Task objective:
Pictures stay out. Extract the lines below from the first one through the line with "const tabla865 = ['0.06', '0.05', '0.05', '0.04'];", both included.

Raw data:
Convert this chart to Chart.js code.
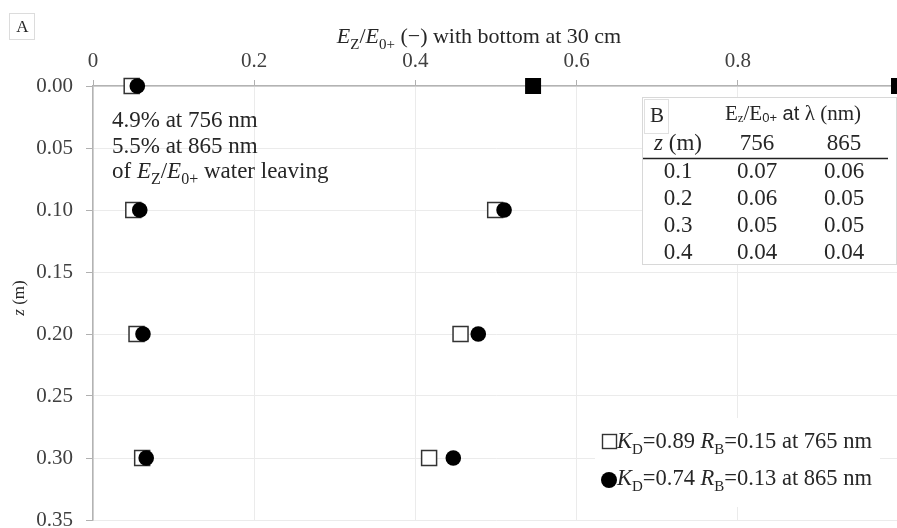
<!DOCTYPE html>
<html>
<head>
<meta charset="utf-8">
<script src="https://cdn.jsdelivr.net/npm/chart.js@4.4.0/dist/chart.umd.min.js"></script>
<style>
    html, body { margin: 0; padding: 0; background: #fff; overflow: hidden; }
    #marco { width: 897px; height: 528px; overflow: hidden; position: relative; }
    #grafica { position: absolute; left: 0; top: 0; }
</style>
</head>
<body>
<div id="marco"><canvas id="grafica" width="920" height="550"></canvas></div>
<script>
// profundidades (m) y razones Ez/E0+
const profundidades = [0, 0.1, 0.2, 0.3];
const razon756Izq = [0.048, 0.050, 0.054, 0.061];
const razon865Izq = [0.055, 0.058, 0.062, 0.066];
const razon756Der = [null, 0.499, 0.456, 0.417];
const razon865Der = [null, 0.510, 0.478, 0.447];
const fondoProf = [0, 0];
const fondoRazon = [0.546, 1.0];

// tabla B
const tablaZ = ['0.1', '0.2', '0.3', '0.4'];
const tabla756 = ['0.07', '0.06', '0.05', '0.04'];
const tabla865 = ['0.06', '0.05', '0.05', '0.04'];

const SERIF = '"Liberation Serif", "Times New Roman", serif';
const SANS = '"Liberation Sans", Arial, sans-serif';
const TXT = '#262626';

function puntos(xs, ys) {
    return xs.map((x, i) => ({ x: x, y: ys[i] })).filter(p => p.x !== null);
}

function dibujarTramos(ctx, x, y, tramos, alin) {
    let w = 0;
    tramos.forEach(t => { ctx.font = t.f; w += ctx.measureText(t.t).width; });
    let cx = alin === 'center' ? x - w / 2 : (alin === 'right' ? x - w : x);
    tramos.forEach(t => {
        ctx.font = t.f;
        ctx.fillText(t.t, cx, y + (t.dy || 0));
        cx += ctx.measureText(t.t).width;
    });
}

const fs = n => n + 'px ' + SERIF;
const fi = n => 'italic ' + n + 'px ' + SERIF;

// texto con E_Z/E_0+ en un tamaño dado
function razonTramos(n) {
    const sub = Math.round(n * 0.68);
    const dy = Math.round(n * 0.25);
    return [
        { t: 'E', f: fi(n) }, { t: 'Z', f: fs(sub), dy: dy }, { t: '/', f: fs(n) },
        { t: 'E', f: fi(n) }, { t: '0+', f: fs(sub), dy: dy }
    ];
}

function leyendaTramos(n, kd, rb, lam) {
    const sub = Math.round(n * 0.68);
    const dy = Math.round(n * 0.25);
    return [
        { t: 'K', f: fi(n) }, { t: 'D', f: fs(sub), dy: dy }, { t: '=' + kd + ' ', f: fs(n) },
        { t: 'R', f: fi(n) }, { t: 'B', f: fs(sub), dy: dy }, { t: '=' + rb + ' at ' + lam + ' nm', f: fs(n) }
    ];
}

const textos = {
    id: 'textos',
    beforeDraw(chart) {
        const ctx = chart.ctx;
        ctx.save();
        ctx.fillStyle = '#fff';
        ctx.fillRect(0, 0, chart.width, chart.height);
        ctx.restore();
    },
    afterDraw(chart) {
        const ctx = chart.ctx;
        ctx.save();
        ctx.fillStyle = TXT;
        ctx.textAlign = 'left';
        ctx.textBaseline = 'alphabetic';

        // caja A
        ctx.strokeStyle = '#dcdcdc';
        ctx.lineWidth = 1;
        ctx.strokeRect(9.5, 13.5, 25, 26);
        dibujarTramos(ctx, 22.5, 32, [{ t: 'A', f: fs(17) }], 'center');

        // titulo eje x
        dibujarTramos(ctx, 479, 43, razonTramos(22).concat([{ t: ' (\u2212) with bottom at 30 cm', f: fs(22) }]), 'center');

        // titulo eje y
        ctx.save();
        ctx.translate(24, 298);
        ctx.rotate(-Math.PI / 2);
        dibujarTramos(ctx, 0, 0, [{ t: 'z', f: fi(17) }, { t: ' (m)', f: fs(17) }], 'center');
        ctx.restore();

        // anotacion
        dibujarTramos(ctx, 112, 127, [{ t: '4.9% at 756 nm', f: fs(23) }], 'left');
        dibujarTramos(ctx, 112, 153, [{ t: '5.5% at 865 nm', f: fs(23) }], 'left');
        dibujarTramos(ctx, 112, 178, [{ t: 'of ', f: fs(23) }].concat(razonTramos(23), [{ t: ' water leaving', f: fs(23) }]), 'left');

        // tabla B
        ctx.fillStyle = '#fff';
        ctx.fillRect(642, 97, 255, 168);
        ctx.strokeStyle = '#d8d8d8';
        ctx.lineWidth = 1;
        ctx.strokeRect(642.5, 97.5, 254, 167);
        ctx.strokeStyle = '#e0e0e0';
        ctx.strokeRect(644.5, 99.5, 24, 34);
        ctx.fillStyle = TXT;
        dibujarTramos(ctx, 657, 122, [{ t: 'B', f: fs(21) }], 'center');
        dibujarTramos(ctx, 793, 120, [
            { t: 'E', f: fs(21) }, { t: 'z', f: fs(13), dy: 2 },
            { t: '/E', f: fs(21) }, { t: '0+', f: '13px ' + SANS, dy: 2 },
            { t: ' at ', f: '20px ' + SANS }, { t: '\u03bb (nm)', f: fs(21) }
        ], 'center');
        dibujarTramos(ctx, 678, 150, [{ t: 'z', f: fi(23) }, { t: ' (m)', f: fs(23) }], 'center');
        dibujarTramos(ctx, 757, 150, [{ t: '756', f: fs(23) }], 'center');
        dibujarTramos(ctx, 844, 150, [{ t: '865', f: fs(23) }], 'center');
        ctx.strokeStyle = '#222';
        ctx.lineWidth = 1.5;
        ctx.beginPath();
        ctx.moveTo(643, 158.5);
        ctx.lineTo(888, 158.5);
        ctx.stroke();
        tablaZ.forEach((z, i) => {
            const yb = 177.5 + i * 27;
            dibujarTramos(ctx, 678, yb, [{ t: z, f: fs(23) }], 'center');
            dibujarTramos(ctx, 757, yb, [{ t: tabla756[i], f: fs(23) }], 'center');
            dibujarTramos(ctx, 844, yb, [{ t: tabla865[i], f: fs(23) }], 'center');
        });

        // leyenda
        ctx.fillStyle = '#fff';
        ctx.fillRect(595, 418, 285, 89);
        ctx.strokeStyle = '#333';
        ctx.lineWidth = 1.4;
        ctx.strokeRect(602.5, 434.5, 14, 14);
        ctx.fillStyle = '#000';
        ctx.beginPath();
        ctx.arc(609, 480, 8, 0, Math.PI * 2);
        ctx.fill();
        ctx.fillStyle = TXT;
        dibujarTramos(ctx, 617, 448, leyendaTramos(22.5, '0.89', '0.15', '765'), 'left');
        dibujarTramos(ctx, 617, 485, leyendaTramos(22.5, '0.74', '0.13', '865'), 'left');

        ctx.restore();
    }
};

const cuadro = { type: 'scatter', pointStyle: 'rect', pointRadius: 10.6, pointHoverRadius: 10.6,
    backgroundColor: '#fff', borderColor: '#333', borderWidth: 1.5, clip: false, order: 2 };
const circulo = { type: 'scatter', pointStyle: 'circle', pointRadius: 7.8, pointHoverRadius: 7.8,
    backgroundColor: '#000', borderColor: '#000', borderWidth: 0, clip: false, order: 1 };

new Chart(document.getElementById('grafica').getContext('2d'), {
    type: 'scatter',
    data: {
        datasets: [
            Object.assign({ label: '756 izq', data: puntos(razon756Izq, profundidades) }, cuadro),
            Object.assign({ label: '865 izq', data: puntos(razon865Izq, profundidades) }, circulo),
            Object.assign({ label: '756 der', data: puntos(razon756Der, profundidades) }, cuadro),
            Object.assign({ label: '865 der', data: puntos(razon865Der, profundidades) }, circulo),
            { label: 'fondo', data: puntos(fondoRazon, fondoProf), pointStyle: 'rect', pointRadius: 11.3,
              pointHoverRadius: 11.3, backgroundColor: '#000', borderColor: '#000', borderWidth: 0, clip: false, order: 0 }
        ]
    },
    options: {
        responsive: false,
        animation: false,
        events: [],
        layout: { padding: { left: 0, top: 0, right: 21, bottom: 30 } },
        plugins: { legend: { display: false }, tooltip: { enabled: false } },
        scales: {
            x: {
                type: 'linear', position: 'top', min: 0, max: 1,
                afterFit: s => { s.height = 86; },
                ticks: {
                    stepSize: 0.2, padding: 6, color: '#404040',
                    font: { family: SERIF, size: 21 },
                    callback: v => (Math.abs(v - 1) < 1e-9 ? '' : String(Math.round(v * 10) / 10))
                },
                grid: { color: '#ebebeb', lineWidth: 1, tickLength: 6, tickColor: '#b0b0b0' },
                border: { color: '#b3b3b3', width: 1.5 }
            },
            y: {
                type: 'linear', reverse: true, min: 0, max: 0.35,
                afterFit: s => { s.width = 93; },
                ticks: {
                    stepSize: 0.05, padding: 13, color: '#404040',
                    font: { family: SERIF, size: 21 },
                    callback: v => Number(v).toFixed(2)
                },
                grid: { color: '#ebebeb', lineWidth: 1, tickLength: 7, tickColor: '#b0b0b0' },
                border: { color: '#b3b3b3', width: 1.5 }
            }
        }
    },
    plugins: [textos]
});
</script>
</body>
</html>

Right answer:
Convert this chart to Chart.js code.
<!DOCTYPE html>
<html>
<head>
<meta charset="utf-8">
<script src="https://cdn.jsdelivr.net/npm/chart.js@4.4.0/dist/chart.umd.min.js"></script>
<style>
    html, body { margin: 0; padding: 0; background: #fff; overflow: hidden; }
    #marco { width: 897px; height: 528px; overflow: hidden; position: relative; }
    #grafica { position: absolute; left: 0; top: 0; }
</style>
</head>
<body>
<div id="marco"><canvas id="grafica" width="920" height="550"></canvas></div>
<script>
// profundidades (m) y razones Ez/E0+
const profundidades = [0, 0.1, 0.2, 0.3];
const razon756Izq = [0.048, 0.050, 0.054, 0.061];
const razon865Izq = [0.055, 0.058, 0.062, 0.066];
const razon756Der = [null, 0.499, 0.456, 0.417];
const razon865Der = [null, 0.510, 0.478, 0.447];
const fondoProf = [0, 0];
const fondoRazon = [0.546, 1.0];

// tabla B
const tablaZ = ['0.1', '0.2', '0.3', '0.4'];
const tabla756 = ['0.07', '0.06', '0.05', '0.04'];
const tabla865 = ['0.06', '0.05', '0.05', '0.04'];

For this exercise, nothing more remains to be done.